## Work instructions:
Please write out the lines of the data exactly, beginning with the first and ending with the line containing "const delayTicks = [0, 2, 4, 6, 8, 10, 12];"; leave the pictures behind.

## Dataset excerpt:
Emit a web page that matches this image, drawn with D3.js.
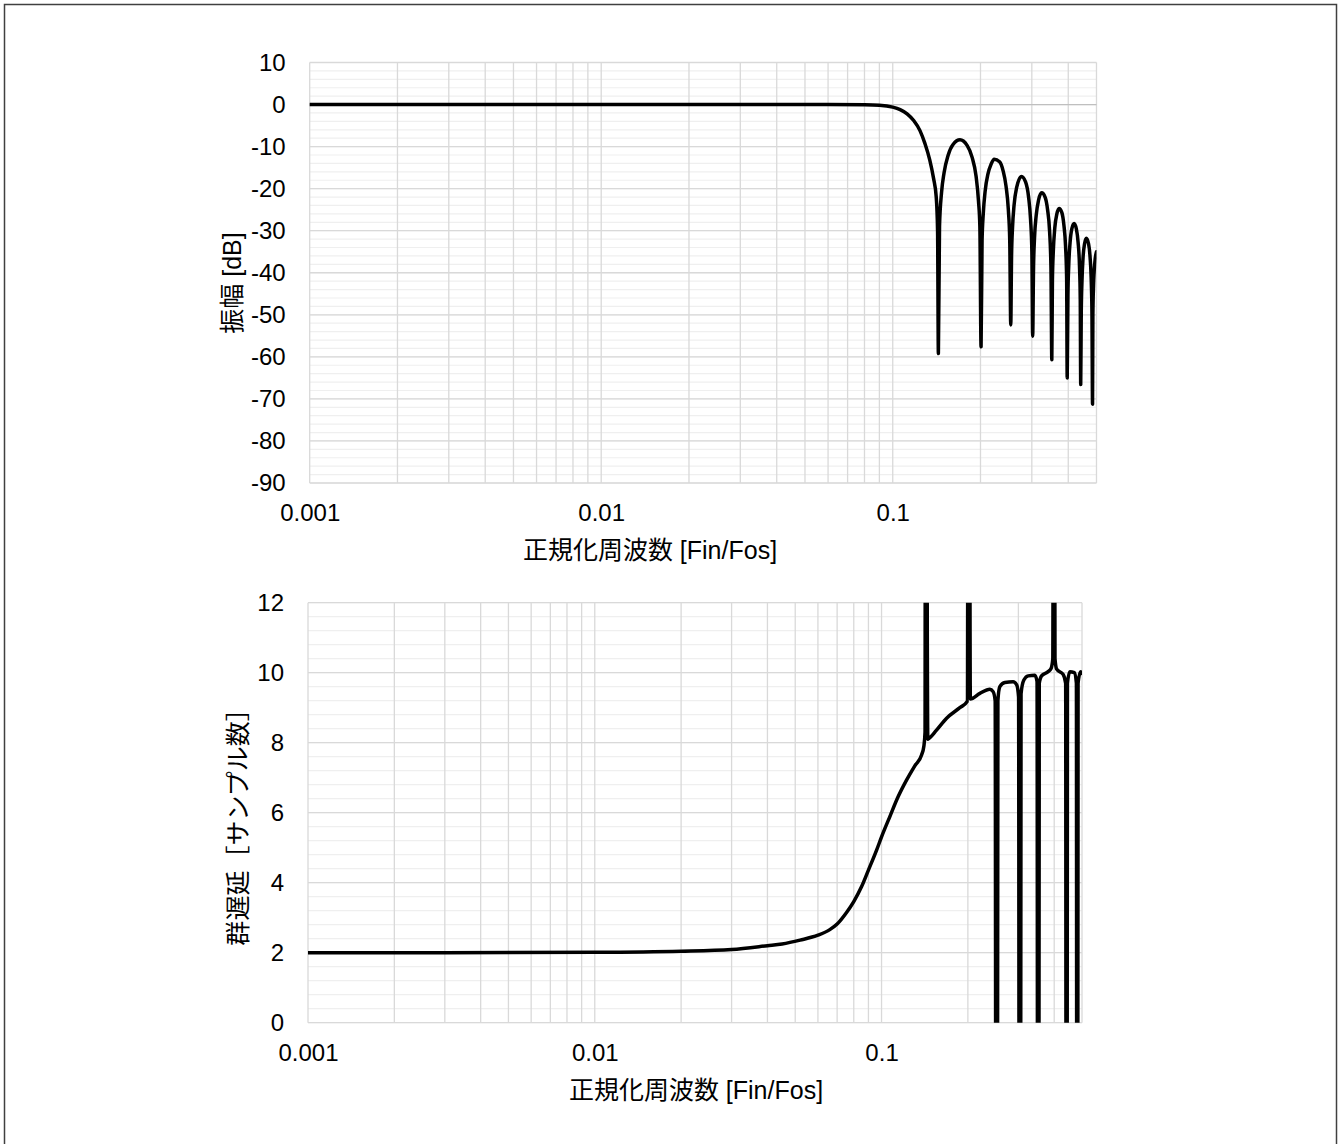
<!DOCTYPE html>
<html>
<head>
<meta charset="utf-8">
<script src="https://cdn.jsdelivr.net/npm/d3@7"></script>
<style>
  body { margin: 0; background: #fff; }
  svg { display: block; }
  text { font-family: "Liberation Sans", Arial, "Noto Sans CJK JP", sans-serif; fill: #000; }
</style>
</head>
<body>
<svg width="1341" height="1144"></svg>
<script>
/* global d3 */

// Tick labels shared by both panels
const freqTicks = [0.001, 0.01, 0.1];
const magTicks = [10, 0, -10, -20, -30, -40, -50, -60, -70, -80, -90];
const delayTicks = [0, 2, 4, 6, 8, 10, 12];

// Amplitude response (normalized frequency, dB)
const magFreq = [
  0.001, 0.01, 0.03, 0.06, 0.08, 0.09, 0.1, 0.106, 0.112, 0.118, 0.124, 0.129, 0.134, 0.138, 0.141, 0.1425, 0.1434,
  0.1447, 0.147, 0.15, 0.1548, 0.161, 0.1701, 0.1799, 0.1871, 0.1931, 0.1969, 0.199, 0.2009,
  0.2025, 0.2045, 0.2074, 0.2123, 0.2174, 0.2228, 0.2325, 0.239, 0.2447, 0.2492, 0.252, 0.254,
  0.2556, 0.2576, 0.2607, 0.2659, 0.2765, 0.2855, 0.2924, 0.297, 0.3001, 0.302,
  0.3041, 0.3065, 0.3106, 0.3164, 0.3242, 0.3331, 0.3396, 0.3451, 0.3489, 0.3513,
  0.353, 0.3555, 0.3597, 0.3656, 0.372, 0.3803, 0.3864, 0.3916, 0.395, 0.3967,
  0.399, 0.4016, 0.4057, 0.4116, 0.419, 0.4265, 0.4323, 0.4371, 0.4398, 0.4414,
  0.4433, 0.4458, 0.4496, 0.455, 0.4614, 0.4696, 0.4752, 0.4801, 0.4824, 0.4846,
  0.4859, 0.4885, 0.4936, 0.5,
];
const magDb = [
  0, 0, 0, 0, -0.05, -0.15, -0.6, -1.2, -2.2, -3.8, -6.2, -9.3, -13.2, -17.5, -22, -30, -59.2,
  -29, -21, -16.2, -12.1, -9.5, -8.4, -9.7, -12.5, -17, -23, -29, -57.6,
  -32.4, -25.8, -20.7, -16.4, -14.2, -13.0, -13.6, -15.7, -19.4, -25, -32.4, -52.4,
  -36, -29.2, -24, -19.8, -17.1, -18.4, -22, -27.3, -35, -55.1,
  -38.6, -31.6, -26.3, -22.7, -21, -22, -24.9, -30, -38.7, -60.7,
  -41.7, -34.9, -29.3, -26, -24.7, -25.7, -28.6, -33.7, -41.7, -65,
  -45.3, -38.2, -32.9, -29.5, -28.3, -29.6, -32.7, -38.3, -46.3, -66.6,
  -49.3, -42, -36.4, -33.1, -31.8, -33.1, -36.2, -42.8, -49.8, -71.3,
  -50, -43, -37.5, -35,
];

// Group delay (normalized frequency, samples)
// spikes run off the plot area and are clipped like the original
const delayFreq = [
  0.001, 0.003, 0.01, 0.02, 0.03, 0.04, 0.045, 0.052, 0.06, 0.066, 0.07, 0.0755, 0.08, 0.0852, 0.09, 0.0961,
  0.1, 0.1069, 0.1143, 0.1222, 0.1306, 0.1379, 0.1404, 0.1418, 0.1424, 0.145, 0.1462, 0.1555, 0.1686, 0.1875,
  0.199, 0.2016, 0.204, 0.2202, 0.2386, 0.2449, 0.249, 0.2518, 0.2545, 0.2585, 0.2692, 0.2876, 0.296, 0.3005,
  0.3035, 0.3065, 0.3135, 0.3246, 0.3423, 0.3485, 0.3516, 0.3548, 0.3614, 0.3809, 0.39, 0.3955, 0.3989, 0.4025,
  0.408, 0.4297, 0.4385, 0.4416, 0.4448, 0.4535, 0.47, 0.478, 0.4809, 0.4845, 0.4941, 0.5,
];
const delaySamples = [
  2, 2, 2.01, 2.04, 2.09, 2.2, 2.25, 2.36, 2.5, 2.66, 2.82, 3.15, 3.46, 3.89, 4.36, 4.93,
  5.31, 5.89, 6.46, 6.93, 7.34, 7.65, 7.89, 8.3, 30, 8.1, 8.12, 8.36, 8.7, 9.0,
  9.18, 30, 9.25, 9.41, 9.53, 9.46, 9.2, -30, 9.2, 9.6, 9.72, 9.74, 9.65, 9.3,
  -30, 9.4, 9.79, 9.91, 9.93, 9.75, -30, 9.7, 9.91, 10.03, 10.12, 10.4, 30, 10.4,
  10.1, 9.95, 9.7, -30, 9.7, 10.03, 10.0, 9.7, -30, 9.7, 10.03, 9.98,
];

const svg = d3.select('svg');
const tickSize = 24;
const titleSize = 25;

// Chart area border
svg.append('rect')
  .attr('x', 4.5)
  .attr('y', 4.5)
  .attr('width', 1332)
  .attr('height', 1150)
  .attr('fill', '#fff')
  .attr('stroke', '#404040')
  .attr('stroke-width', 1.5);

function drawPanel(p) {
  const x = d3.scaleLog().domain([0.001, 0.5]).range([p.left, p.right]);
  const y = d3.scaleLinear().domain(p.yDomain).range([p.bottom, p.top]);
  const g = svg.append('g');

  // Minor horizontal gridlines
  const minor = d3.range(p.yDomain[0], p.yDomain[1] + 1e-9, p.yMinorStep);
  g.append('g').selectAll('line')
    .data(minor)
    .join('line')
    .attr('x1', p.left)
    .attr('x2', p.right)
    .attr('y1', (d) => y(d))
    .attr('y2', (d) => y(d))
    .attr('stroke', '#efefef')
    .attr('stroke-width', 1.2);

  // Vertical gridlines at 1..9 of every decade
  g.append('g').selectAll('line')
    .data(x.ticks())
    .join('line')
    .attr('x1', (d) => x(d))
    .attr('x2', (d) => x(d))
    .attr('y1', p.top)
    .attr('y2', p.bottom)
    .attr('stroke', '#d9d9d9')
    .attr('stroke-width', 1.3);

  // Major horizontal gridlines
  g.append('g').selectAll('line')
    .data(p.yTicks)
    .join('line')
    .attr('x1', p.left)
    .attr('x2', p.right)
    .attr('y1', (d) => y(d))
    .attr('y2', (d) => y(d))
    .attr('stroke', (d) => (d === 0 && p.zeroAxis ? '#bfbfbf' : '#d9d9d9'))
    .attr('stroke-width', 1.3);

  // Axes (labels only), plain hyphen minus like the original
  const yAxis = g.append('g')
    .attr('transform', `translate(${p.left}, 0)`)
    .call(d3.axisLeft(y).tickValues(p.yTicks).tickSize(0).tickPadding(24)
      .tickFormat((d) => String(d)));
  const xAxis = g.append('g')
    .attr('transform', `translate(0, ${p.bottom})`)
    .call(d3.axisBottom(x).tickValues(freqTicks).tickSize(0).tickPadding(21)
      .tickFormat((d) => String(d)));
  [yAxis, xAxis].forEach((a) => {
    a.select('.domain').remove();
    a.attr('font-size', null).attr('font-family', null);
    a.selectAll('text').style('font-size', `${tickSize}px`).attr('fill', '#000');
  });

  // Axis titles
  g.append('text')
    .attr('x', p.xTitleX)
    .attr('y', p.xTitleY)
    .attr('text-anchor', 'middle')
    .style('font-size', `${titleSize}px`)
    .text('正規化周波数 [Fin/Fos]');

  g.append('text')
    .attr('transform', `translate(${p.yTitleX}, ${p.yTitleY}) rotate(-90)`)
    .attr('text-anchor', 'middle')
    .attr('dy', '0.35em')
    .style('font-size', `${titleSize}px`)
    .text(p.yTitle);

  // Curve, clipped to the plot area
  const clipId = `clip-${p.id}`;
  svg.append('clipPath')
    .attr('id', clipId)
    .append('rect')
    .attr('x', p.left)
    .attr('y', p.top)
    .attr('width', p.right - p.left)
    .attr('height', p.bottom - p.top);

  const points = p.freqs.map((f, i) => [f, p.values[i]]);
  const line = d3.line()
    .x((d) => x(d[0]))
    .y((d) => y(d[1]))
    .curve(d3.curveMonotoneX);

  g.append('path')
    .datum(points)
    .attr('clip-path', `url(#${clipId})`)
    .attr('d', line)
    .attr('fill', 'none')
    .attr('stroke', '#000')
    .attr('stroke-width', 3.5)
    .attr('stroke-linejoin', 'round')
    .attr('stroke-linecap', 'round');
}

drawPanel({
  id: 'mag',
  left: 309.7,
  right: 1096.5,
  top: 62.5,
  bottom: 483,
  yDomain: [-90, 10],
  yTicks: magTicks,
  yMinorStep: 2,
  zeroAxis: true,
  freqs: magFreq,
  values: magDb,
  xTitleX: 650,
  xTitleY: 559,
  yTitle: '振幅 [dB]',
  yTitleX: 232,
  yTitleY: 283,
});

drawPanel({
  id: 'delay',
  left: 308,
  right: 1082,
  top: 602.7,
  bottom: 1022.7,
  yDomain: [0, 12],
  yTicks: delayTicks,
  yMinorStep: 0.4,
  zeroAxis: false,
  freqs: delayFreq,
  values: delaySamples,
  xTitleX: 696,
  xTitleY: 1099,
  yTitle: '群遅延［サンプル数］',
  yTitleX: 238,
  yTitleY: 821,
});
</script>
</body>
</html>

## Answer to the task:
Emit a web page that matches this image, drawn with D3.js.
<!DOCTYPE html>
<html>
<head>
<meta charset="utf-8">
<script src="https://cdn.jsdelivr.net/npm/d3@7"></script>
<style>
  body { margin: 0; background: #fff; }
  svg { display: block; }
  text { font-family: "Liberation Sans", Arial, "Noto Sans CJK JP", sans-serif; fill: #000; }
</style>
</head>
<body>
<svg width="1341" height="1144"></svg>
<script>
/* global d3 */

// Tick labels shared by both panels
const freqTicks = [0.001, 0.01, 0.1];
const magTicks = [10, 0, -10, -20, -30, -40, -50, -60, -70, -80, -90];
const delayTicks = [0, 2, 4, 6, 8, 10, 12];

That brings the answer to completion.